Interesting Read-Marshall's Memo

I thought the website mentioned in this article might be helpful to those who want to get a “jump start” with implementing the eight Standards for Mathematical Practice in their math lessons.


Marilyn Burns’s Online Math Assessment Tool


(Originally titled “Go Figure: Math and the Common Core”)

                In this Educational Leadership article, math guru Marilyn Burns says she is passionate about the Common Core State Standards for Mathematics. Why? She likes the way the standards separate eight standards for mathematical practice

-    Make sense of problems and persevere in solving them.

-    Reason abstractly and quantitatively.

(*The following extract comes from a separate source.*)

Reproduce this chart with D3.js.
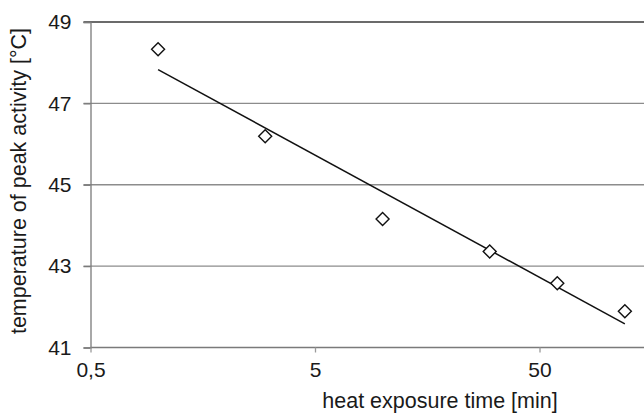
<!DOCTYPE html>
<html>
<head>
<meta charset="utf-8">
<script src="https://cdn.jsdelivr.net/npm/d3@7"></script>
<style>
  body { margin: 0; background: #fff; }
  svg text { font-family: "Liberation Sans", Arial, sans-serif; fill: #1a1a1a; }
</style>
</head>
<body>
<div id="chart"></div>
<script>
// heat exposure time [min] vs temperature of peak activity [°C]
var times = [1, 3, 10, 30, 60, 120];
var temps = [48.33, 46.19, 44.16, 43.36, 42.58, 41.89];
var xTicks = [0.5, 5, 50];
var xTickLabels = ["0,5", "5", "50"];
var yTicks = [41, 43, 45, 47, 49];

var width = 644, height = 416;
var plotLeft = 90.5, plotTop = 22, plotBottom = 347.5;

var svg = d3.select("#chart").append("svg")
    .attr("width", width)
    .attr("height", height);

var x = d3.scaleLog().domain([0.5, 500]).range([plotLeft, plotLeft + 3 * 224.5]);
var y = d3.scaleLinear().domain([41, 49]).range([plotBottom, plotTop]);

// gridlines
svg.append("g").selectAll("line")
    .data(yTicks.filter(function(d) { return d > 41; }))
    .enter().append("line")
    .attr("x1", plotLeft - 7)
    .attr("x2", width)
    .attr("y1", function(d) { return y(d); })
    .attr("y2", function(d) { return y(d); })
    .attr("stroke", function(d) { return d === 49 ? "#3a3a3a" : "#8c8c8c"; })
    .attr("stroke-width", function(d) { return d === 49 ? 1.6 : 1.3; });

// y axis
var yAxis = svg.append("g")
    .attr("transform", "translate(" + plotLeft + ",0)")
    .call(d3.axisLeft(y).tickValues(yTicks).tickSize(7).tickPadding(12).tickFormat(d3.format("d")));
yAxis.select(".domain").attr("stroke", "#7a7a7a").attr("stroke-width", 1.3);
yAxis.selectAll(".tick line").attr("stroke", "#7a7a7a").attr("stroke-width", 1.3);
yAxis.selectAll("text").style("font-size", "21px").attr("fill", "#1a1a1a");

// x axis
var xAxis = svg.append("g")
    .attr("transform", "translate(0," + plotBottom + ")")
    .call(d3.axisBottom(x).tickValues(xTicks).tickSize(5).tickPadding(10)
      .tickFormat(function(d, i) { return xTickLabels[i]; }));
xAxis.select(".domain").attr("stroke", "#7a7a7a").attr("stroke-width", 1.3).attr("d", "M" + plotLeft + ",0H" + width);
xAxis.selectAll(".tick line").attr("stroke", "#9a9a9a").attr("stroke-width", 1.3);
xAxis.selectAll("text").style("font-size", "21px").attr("fill", "#1a1a1a");

// logarithmic trendline (least squares on ln x)
var lx = times.map(function(d) { return Math.log(d); });
var mx = d3.mean(lx), my = d3.mean(temps);
var sxy = d3.sum(lx, function(d, i) { return (d - mx) * (temps[i] - my); });
var sxx = d3.sum(lx, function(d) { return (d - mx) * (d - mx); });
var slope = sxy / sxx, icpt = my - slope * mx;
var trendX = [d3.min(times), d3.max(times)];

svg.append("path")
    .datum(trendX)
    .attr("d", d3.line()
      .x(function(d) { return x(d); })
      .y(function(d) { return y(slope * Math.log(d) + icpt); }))
    .attr("fill", "none")
    .attr("stroke", "#111")
    .attr("stroke-width", 1.5);

// diamonds
svg.append("g").selectAll("path")
    .data(times)
    .enter().append("path")
    .attr("transform", function(d, i) { return "translate(" + x(d) + "," + y(temps[i]) + ")"; })
    .attr("d", "M0,-6.5L6.5,0L0,6.5L-6.5,0Z")
    .attr("fill", "#fff")
    .attr("stroke", "#111")
    .attr("stroke-width", 1.4);

// titles
svg.append("text")
    .attr("x", 440)
    .attr("y", 408)
    .attr("text-anchor", "middle")
    .style("font-size", "21.5px")
    .text("heat exposure time [min]");

svg.append("text")
    .attr("transform", "translate(26,181) rotate(-90)")
    .attr("text-anchor", "middle")
    .style("font-size", "21.5px")
    .text("temperature of peak activity [°C]");
</script>
</body>
</html>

-    Construct viable arguments and critique the reasoning of others.

-    Model with mathematics.

-    Use appropriate tools strategically.

-    Attend to precision.

-    Look for and make use of structure.

-    Look for and express regularity in repeated reasoning.

from specific, grade-by-grade content expectations. These strands should be constantly interacting in classrooms K-12.

                Burns says doing mental math (for example, solving 15 x 12 without pencil and paper) is especially helpful in revealing students’ mathematical thinking. “We all know students who can borrow, carry, and invert and multiply yet are unaware when their answers are unreasonable,” she says. Mental math is an important skill for everyday applications – dividing up checks in a restaurant, deciding when to leave for an appointment, adjusting recipes, and estimating savings from buying something that’s on sale. But Burns believes asking students to think through problems out loud can also provide invaluable formative insights to teachers and help improve math teaching.

To this end, Burns and her colleagues created a free online formative assessment tool – the Math Reasoning Inventory – http://mathreasoninginventory.com/Home/VideoLibrary – with video clips showing students’ math reasoning as they wrestle with 6th-grade problems in whole numbers, decimals, and fractions. She suggests searching for Monica, Alberto, Malcolm, and Cecelia and then for the specific whole-number math problem they were asked to solve. “Watching these videos is helpful because observing students mentally solve math problems and explain their reasoning helps bring meaning to the practice standards,” says Burns. “It’s important not to think about ‘fixing’ students who don’t demonstrate particular skills or understanding, because partial understanding and confusion are part of the learning process – students learn in their own ways, at their own paces.”